La transformación, empero, no sucedió de la noche a la mañana. Durante catorce años Clara buceó en su árbol genealógico, se contactó con profesionales, mandó cartas a reinas y príncipes y pasó incontables horas en bibliotecas estudiando cada vericueto del entronque familiar de su padre. Uniendo y desuniendo, atando cabos y sacando conclusiones. Así fue comprobando que, efectivamente, tenía sangre azul y no paró hasta conseguir lo que le pertenecía: el título de condesa.
En 2011 fue reconocida formalmente por un primo que vive en Santa Fe, un príncipe ruso de la Casa Real Rurikovich, descendiente del zar Iván el Terrible y cuya familia vive exiliada en Argentina desde la Segunda Guerra Mundial.
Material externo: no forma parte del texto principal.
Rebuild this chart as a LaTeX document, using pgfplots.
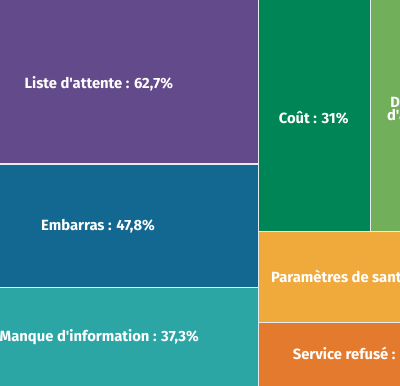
\documentclass[border=0pt]{standalone}
\usepackage{pgfplots}
\pgfplotsset{compat=1.18}
\usepackage{fontspec}
\newfontfamily\lab{Fira Sans}
\definecolor{cPurple}{HTML}{634A8A}
\definecolor{cBlue}{HTML}{136891}
\definecolor{cTeal}{HTML}{2BA6A5}
\definecolor{cGreen}{HTML}{008556}
\definecolor{cLGreen}{HTML}{71AF5A}
\definecolor{cYellow}{HTML}{F0AA3C}
\definecolor{cOrange}{HTML}{E37A2E}
\definecolor{cLine}{HTML}{E4ECEE}
\tikzset{lbl/.style={text=white, font=\lab\bfseries\fontsize{14.8}{16}\selectfont, inner sep=0pt, anchor=base west}}
\begin{document}
\begin{tikzpicture}
\begin{axis}[
  width=400pt, height=386pt, scale only axis,
  xmin=0, xmax=400, ymin=0, ymax=386, y dir=reverse,
  hide axis, clip=true,
  every axis plot/.append style={draw=cLine, line width=1.3pt},
]
% Left column
\addplot[fill=cPurple] coordinates {(-60,-5) (258.3,-5) (258.3,164) (-60,164)} -- cycle;
\addplot[fill=cBlue] coordinates {(-60,164) (258.3,164) (258.3,287.7) (-60,287.7)} -- cycle;
\addplot[fill=cTeal] coordinates {(-60,287.7) (258.3,287.7) (258.3,392) (-60,392)} -- cycle;
% Right block
\addplot[fill=cGreen] coordinates {(258.3,-5) (370.3,-5) (370.3,231.7) (258.3,231.7)} -- cycle;
\addplot[fill=cLGreen] coordinates {(370.3,-5) (484,-5) (484,231.7) (370.3,231.7)} -- cycle;
\addplot[fill=cYellow] coordinates {(258.3,231.7) (484,231.7) (484,322.3) (258.3,322.3)} -- cycle;
\addplot[fill=cOrange] coordinates {(258.3,322.3) (484,322.3) (484,392) (258.3,392)} -- cycle;
% Labels
\node[lbl] at (axis cs:24.3,88.7) {Liste d'attente : 62,7\%};
\node[lbl] at (axis cs:41,230.7) {Embarras : 47,8\%};
\node[lbl] at (axis cs:-0.5,341.3) {Manque d'information : 37,3\%};
\node[lbl] at (axis cs:278.6,123) {Coût : 31\%};
\node[lbl] at (axis cs:390.2,107) {Difficulté};
\node[lbl] at (axis cs:386.8,120.5) {d'accès};
\node[lbl] at (axis cs:412,134) {31,3\%};
\node[lbl] at (axis cs:271,282.7) {Paramètres de santé : 24,4\%};
\node[lbl] at (axis cs:292.6,359) {Service refusé : 17,1\%};
\end{axis}
\pgfresetboundingbox
\path[use as bounding box] (0,0) rectangle (400pt,386pt);
\end{tikzpicture}
\end{document}
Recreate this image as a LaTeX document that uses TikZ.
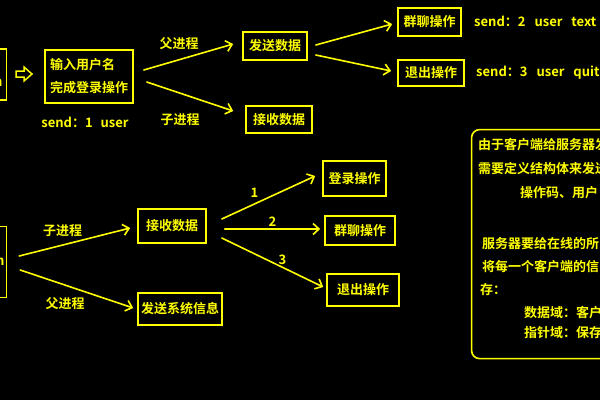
\documentclass[tikz,border=0pt]{standalone}
\usepackage{fontspec}
\newfontfamily\yfont{Noto Sans CJK SC}[UprightFont=* Bold]
\usetikzlibrary{arrows.meta}
\definecolor{hl}{RGB}{255,255,0}

\begin{document}
\begin{tikzpicture}[x=1pt, y=-1pt, >={Straight Barb[length=6pt,width=11pt]},
    box/.style={draw=hl, line width=1.6pt, text=hl, inner sep=0pt, align=center,
      font=\yfont\fontsize{13}{23}\selectfont},
    lbl/.style={text=hl, inner sep=0pt, font=\yfont\fontsize{13}{23}\selectfont},
    arr/.style={->, draw=hl, line width=1.6pt, line cap=round}]
  % 背景
  \fill[black] (0,0) rectangle (600,400);
  \clip (0,0) rectangle (600,400);
  % 客户端：登录
  \node[box, anchor=east, minimum width=40, minimum height=51, text width=32, align=right,
    inner xsep=4] (cli) at (7.2,74.5) {\mbox{}\\n};
  \draw[hl, line width=1.5pt, line join=miter]
    (16,71) -- (24,71) -- (24,67) -- (32,74) -- (24,81) -- (24,77) -- (16,77) -- cycle;
  \node[box, minimum width=88, minimum height=53, align=left] (login) at (89,76.5)
    {输入用户名\\完成登录操作};
  \node[lbl] (s1) at (85,122) {send：1\hspace{8pt}user};
  \node[box, minimum width=64, minimum height=28] (send) at (275,46) {发送数据};
  \node[box, minimum width=66, minimum height=27] (recv) at (279,119.5) {接收数据};
  \draw[arr] ([xshift=10pt,yshift=6.5pt]login.east) -- ([xshift=-9pt,yshift=2pt]send.west);
  \draw[arr] ([xshift=13pt,yshift=-5.5pt]login.east) -- ([xshift=-12pt,yshift=8.5pt]recv.west);
  \node[lbl] (fa1) at (179,43.5) {父进程};
  \node[lbl] (zi1) at (180,119.5) {子进程};
  % 发送数据的两种操作
  \node[box, minimum width=63, minimum height=28] (chat) at (429.5,22) {群聊操作};
  \node[box, minimum width=66, minimum height=26] (quit) at (431,73) {退出操作};
  \draw[arr] ([xshift=8pt,yshift=1pt]send.east) -- ([xshift=-5pt,yshift=-2pt]chat.west);
  \draw[arr] ([xshift=8pt,yshift=-9pt]send.east) -- ([xshift=-6pt,yshift=2pt]quit.west);
  \node[lbl, anchor=west] (s2) at (474,21) {send：2\hspace{9pt}user\hspace{9pt}text};
  \node[lbl, anchor=west] (s3) at (476,72.5) {send：3\hspace{9pt}user\hspace{9pt}quit};
  % 服务器
  \node[box, anchor=east, minimum width=40, minimum height=71, text width=36, align=right,
    inner xsep=2] (srv) at (7.2,262) {n};
  \node[box, minimum width=68, minimum height=34] (rx) at (172,226) {接收数据};
  \node[box, minimum width=84, minimum height=32] (sys) at (180,309) {发送系统信息};
  \draw[arr] ([xshift=12pt,yshift=6pt]srv.east) -- ([xshift=-7pt,yshift=-2pt]rx.west);
  \draw[arr] ([xshift=13pt,yshift=-8pt]srv.east) -- ([xshift=-4pt,yshift=1pt]sys.west);
  \node[lbl] (zi2) at (62.5,231) {子进程};
  \node[lbl] (fa2) at (65,303.5) {父进程};
  % 接收数据后的三种操作
  \node[box, minimum width=63, minimum height=35] (log2) at (354.5,178.5) {登录操作};
  \node[box, minimum width=70, minimum height=29] (chat2) at (360,230.5) {群聊操作};
  \node[box, minimum width=72, minimum height=32] (quit2) at (363,290) {退出操作};
  \draw[arr] ([xshift=15pt,yshift=7pt]rx.east) -- ([xshift=-7pt,yshift=2.5pt]log2.west);
  \draw[arr] ([xshift=18pt,yshift=-3pt]rx.east) -- ([xshift=-4pt,yshift=1.5pt]chat2.west);
  \draw[arr] ([xshift=15pt,yshift=-12pt]rx.east) -- ([xshift=-3pt,yshift=3pt]quit2.west);
  \node[lbl] (n1) at (254.5,193) {1};
  \node[lbl] (n2) at (272.5,222) {2};
  \node[lbl] (n3) at (282.5,260) {3};
  % 说明框
  \node[draw=hl, line width=1.6pt, rounded corners=8pt, anchor=north west,
    minimum width=170, minimum height=229] (note) at (470.8,128.8) {};
  \node[lbl, anchor=west] (t1) at (478,145) {由于客户端给服务器发};
  \node[lbl, anchor=west] (t2) at (478,169) {需要定义结构体来发送};
  \node[lbl, anchor=west] (t3) at (520,193) {操作码、用户};
  \node[lbl, anchor=west] (t4) at (482,244) {服务器要给在线的所};
  \node[lbl, anchor=west] (t5) at (482,267) {将每一个客户端的信};
  \node[lbl, anchor=west] (t6) at (480,290) {存：};
  \node[lbl, anchor=west] (t7) at (524,313) {数据域：客户};
  \node[lbl, anchor=west] (t8) at (524,333) {指针域：保存};
\end{tikzpicture}
\end{document}
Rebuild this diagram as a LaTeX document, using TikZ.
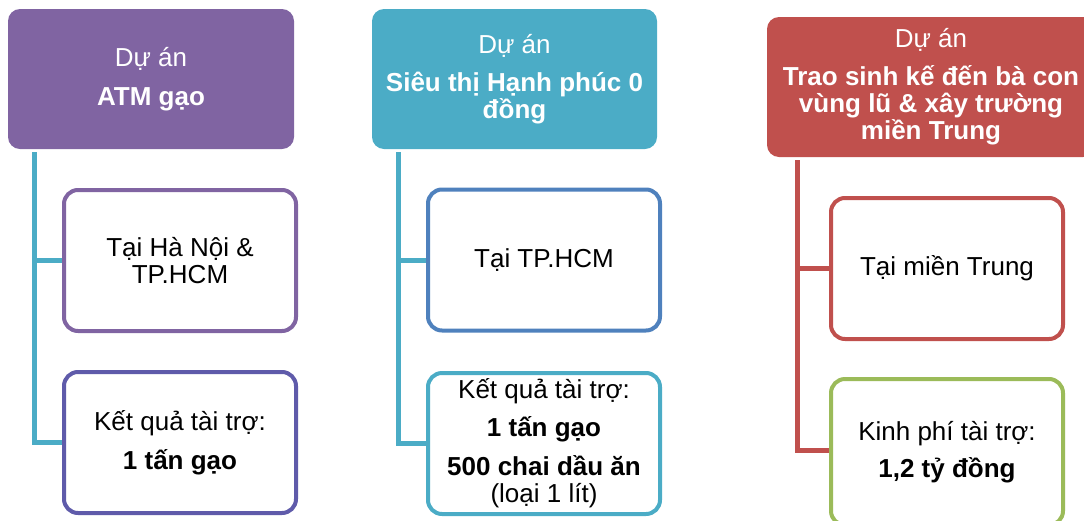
\documentclass[tikz,border=0pt]{standalone}
\usepackage{fontspec}
\setmainfont{Liberation Sans}
\definecolor{cPurple}{HTML}{8064A2}
\definecolor{cTeal}{HTML}{4BACC6}
\definecolor{cBlue}{HTML}{4F81BD}
\definecolor{cRed}{HTML}{C0504D}
\definecolor{cGreen}{HTML}{9BBB59}
\definecolor{cIndigo}{HTML}{5F5BAA}
\tikzset{
  header/.style={rectangle, rounded corners=12pt, inner sep=0pt, minimum height=140pt,
    text=white, align=center, font=\fontsize{26}{27}\selectfont},
  itembox/.style={rectangle, rounded corners=14pt, draw=#1, line width=4pt, fill=white,
    inner sep=0pt, minimum width=232pt, minimum height=141pt, align=center,
    font=\fontsize{26}{27}\selectfont},
  conn/.style={draw=#1, line width=5pt},
}
\begin{document}
\begin{tikzpicture}[x=1pt,y=-1pt]
\useasboundingbox (0,0) rectangle (1084,520);
\clip (0,0) rectangle (1084,520);

% Project 1: ATM gao
\node[header, fill=cPurple, minimum width=286pt] (h1) at (151,79)
  {Dự án\\[12pt]\textbf{ATM gạo}};
\node[itembox=cPurple] (a1) at (180,260.5) {Tại Hà Nội \&\\TP.HCM};
\node[itembox=cIndigo] (a2) at (180,442.5)
  {Kết quả tài trợ:\\[12pt]\textbf{1 tấn gạo}};
\draw[conn=cTeal] ([xshift=26.5pt,yshift=-3pt]h1.south west) |- (a1.west);
\draw[conn=cTeal] ([xshift=26.5pt,yshift=-3pt]h1.south west) |- (a2.west);

% Project 2: Sieu thi Hanh phuc 0 dong
\node[header, fill=cTeal, minimum width=285pt] (h2) at (514.5,79)
  {Dự án\\[11pt]\textbf{Siêu thị Hạnh phúc 0}\\\textbf{đồng}};
\node[itembox=cBlue] (b1) at (544,260) {Tại TP.HCM};
\node[itembox=cTeal] (b2) at (544,443.5)
  {Kết quả tài trợ:\\[11pt]\textbf{1 tấn gạo}\\[12pt]\textbf{500 chai dầu ăn}\\(loại 1 lít)};
\draw[conn=cTeal] ([xshift=26.5pt,yshift=-3pt]h2.south west) |- (b1.west);
\draw[conn=cTeal] ([xshift=26.5pt,yshift=-3pt]h2.south west) |- (b2.west);

% Project 3: Trao sinh ke den ba con vung lu & xay truong mien Trung
\node[header, fill=cRed, minimum width=328pt, minimum height=140pt] (h3) at (931,87)
  {Dự án\\[11pt]\textbf{Trao sinh kế đến bà con}\\\textbf{vùng lũ \& xây trường}\\\textbf{miền Trung}};
\node[itembox=cRed] (c1) at (947,268.5) {Tại miền Trung};
\node[itembox=cGreen, minimum height=146pt] (c2) at (947,452)
  {Kinh phí tài trợ:\\[10pt]\textbf{1,2 tỷ đồng}};
\draw[conn=cRed] ([xshift=31pt,yshift=-3pt]h3.south west) |- (c1.west);
\draw[conn=cRed] ([xshift=31pt,yshift=-3pt]h3.south west) |- ([yshift=1.5pt]c2.west);
\end{tikzpicture}
\end{document}
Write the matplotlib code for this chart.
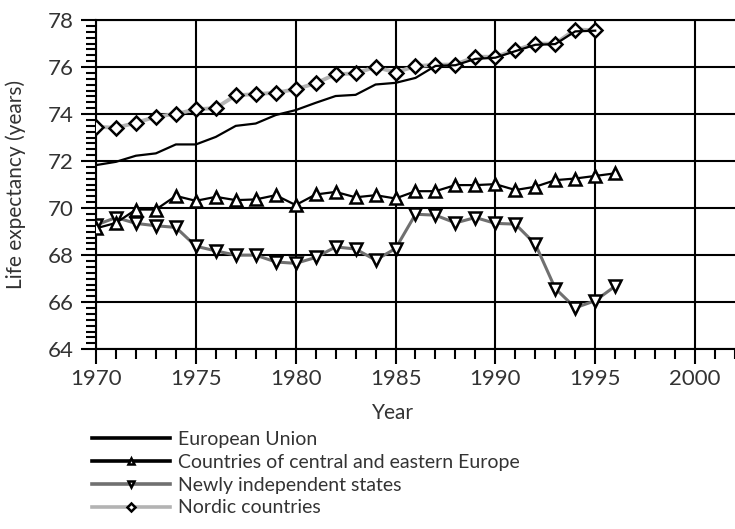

Para respaldar sus dichos en la entrevista con DIA 32, muestra una certificación notarial que reconoce el título nobiliario y hasta estudios genéticos que demuestran su procedencia.
Cuestión de identidad
Clara nació y vivió toda su vida en Garín. “Era una nena muy lectora, curiosa, observadora y tranquila. La menor de tres hermanos”, cuenta. Y aclara que ella fue la única a la que le interesó conseguir el título y ser reconocida como noble.
De grande fue locutora, azafata de sepelios y ahora se gana la vida como docente, enseñando inglés en varias instituciones educativas.
Su padre había nacido en un lejano paraje de Santiago del Estero, algo que, señala, siempre le llamó la atención: “¿Por qué siendo de una provincia con mucha inmigración de árabes, sirios libaneses y tantos criollos e indígenas, mi padre era tan vikingo, tan sajón? Parecía alemán”.
Esas primeras sospechas se sumaron a los comentarios de su amiga y fueron las que en 1997 la llevaron a comenzar su exhaustiva investigación. Una vez descubiertos sus orígenes, lo tomó como un regalo que su padre le había dejado.
“Desde el punto de vista espiritual, esto fue la respuesta a mis oraciones. Pude entender que yo me lo merecía y por qué nací en la familia que nací. Por otra parte, yo no sabía que estaba tan unida a mi papá en cuanto al destino de vida”, reflexiona.
Honrar la tradición
Sin embargo, las casas reales de todo el mundo hoy no están bien vistas por el resto de la sociedad. No solo se les critica el gran despilfarro de dinero, las agendas cargadas de vida social y las bodas de novela, entre otras cosas, sino que nadie sabe muy bien qué función cumplen.
“Es cierto que no tienen peso político, pero sí tienen peso desde el punto de vista de la unidad, de la conciencia de un pueblo, son como un símbolo nacional, como la bandera o la escarapela. Un monarca está por encima de la reyerta política y es capaz de dialogar con todas las facciones sin tomar partido. Son garantía de unidad en un pueblo. Los países donde están vigentes funcionan de maravilla”, explica Clara.
Tener un título de condesa en Argentina es más bien algo anecdótico. Tampoco significa que la persona vaya a heredar o que tenga que cambiar sus hábitos a partir de ser reconocido como noble. Pero hay cosas que sí se asumen: “Al pertenecer a una casa real uno tiene que tener una vida intachable, mantener tradiciones, honrar a esa cultura y a los antepasados que hicieron posible que hoy exista Occidente tal como lo conocemos. Tengo antepasados ilustrísimos, ser depositaria de toda esa carga genética, genealógica y cultural es algo que a veces me abruma, es mucho para una sola persona”, sostiene Clara, la condesa de Garín.